Fachliche Zuordnung Biologie des Verhaltens und der Sinne
Förderung Förderung von 2010 bis 2014
Projektkennung Deutsche Forschungsgemeinschaft (DFG) - Projektnummer 161029580
 
Erstellungsjahr 2016

Zusammenfassung der Projektergebnisse

This research project was associated with my Heisenberg-Professorship and allowed me to develop two rather different research programmes further. Hence, the scope of this research project was probably unusually broad: The establishment and analysis of selection lines for personality traits in zebra finches and the linkage between life history traits, population ecology and plumage polymorphism and candidate genes in the common buzzard. The zebra finch selection line project was initially significantly delayed due to facilities in Bielefeld being made available with over year delay but also my naivety in believing that standardised personality tests should work without modification.

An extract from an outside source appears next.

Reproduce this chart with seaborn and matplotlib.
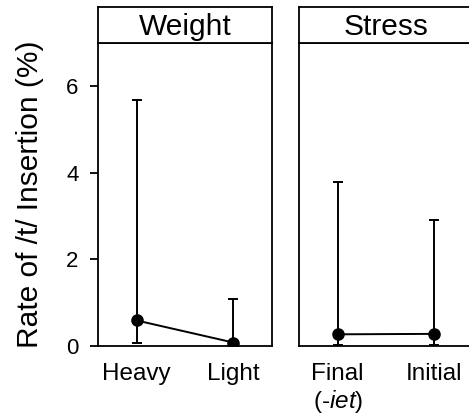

The project is now progressing reasonably well, albeit at a slower speed than initially predicted. Nevertheless, we have established bidirectional selection lines for aggression, exploration and fearfulness and have shown that personality covaries with both cognition as well as reproductive traits. We also tested whether the well-known pigmentation candidate gene Mc1R can explain plumage morphs in zebra finches, but the associations we found were due to population divergence. The establishment of selection lines will allow a variety of future research questions to be addressed. The common buzzard project has shown exemplarily, how a link between life history traits, behaviour, a striking phenotypic polymorphism and candidate genes might be established. We have focussed on the timing of breeding as well as blood parasites. While results are not always as clear-cut as initially hoped, we have been able to document a suite of differences between the different plumage morphs across breeding phenology, immune function and parasite prevalence and parasite load which we are starting to link to candidate genes or gene expression levels. At the same time as we try to look at genetic variation, we also generalise from individual behaviour and life histories to the population level. Here, we have documented how important habitat heterogeneity is in generating density-dependent feedbacks and that both common buzzard and goshawk are affected by intra-guild predation. Future work in this system will continue to look at genetic mechanisms for the fitness variation between individuals but will also address the population level consequences.